Fedot is wandering the world in quest for Something That Could Not Be. Shipwreck puts him on an uninhabited island. Its only master is a Voice, a bodyless yet powerful spirit, who is living a boring life: he can summon himself any good he wants, but the only thing he longs for is human company. Fedot, realizing he has found his goal, persuades the spirit to join him on his way back to the Russian Tsar.

Returning home, Fedot discovers his house devastated by Tsar, and Marusya tells him about Tsar's harassment. Fedot calls to the simple Russian people to help him avenge the injustice, and they rise up. The crowd storms into Tsar's palace. Tsar, General and Baba Yaga, caught in charge, each cowardly try to pass the buck to the two others. People sentence them to sail away in a bucket overseas.
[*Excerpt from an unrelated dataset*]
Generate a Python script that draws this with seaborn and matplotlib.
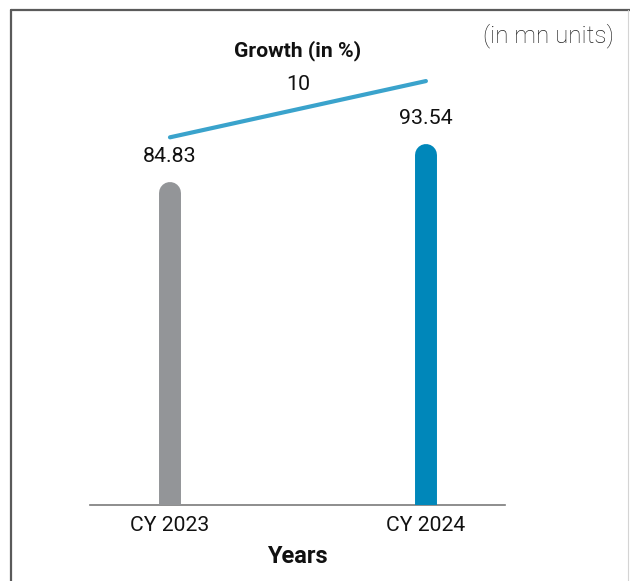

Then Fedot refuses a marriage offering from Princess, leaving her with his promise to find her another man, his twin. The tale ends up with the feast, supplied by Something-That-Could-Not-Be's magic.

==Characters==
- Fedot, a strelets
- Marusya, his wife and magician
- Tsar of Russia
- Tsarevna, his daughter
- Nanny, an old sarcastic woman
- The General
- Baba Yaga, the old witch
- Something-That-Could-Not-Be, the bodyless spirit
- English ambassador
- Native ambassador
- Tit Kuzmich and Frol Fomich, Marusya's servants

==Adaptations==
- In 1988, a 56-minute TV play :ru:Про Федота-Стрельца, удалого молодца (телеспектакль) was made starring Leonid Filatov himself reciting the tale.
- In 2000, a live-action version Сказ про Федота-стрельца was filmed.
- An animated adaptation The Tale of Fedot the Strelets, the Daring Fellow by Melnitsa Animation Studio premiered on December 12, 2008 in Moscow. It has no official English title and has been referred to in the press by many different titles including variations of Fedot the Hunter, Fedot the Shooter and The Tale of Fedot the Archer.

==Bibliography==
- Guseinova, I.A. and Brumfield, W.С. (2016). "Russian Folklore as a Poetics of Inference: (Based on Material from the Fairytale by Leonid Filatov "Fedot the Musketeer, a Brave Lad")".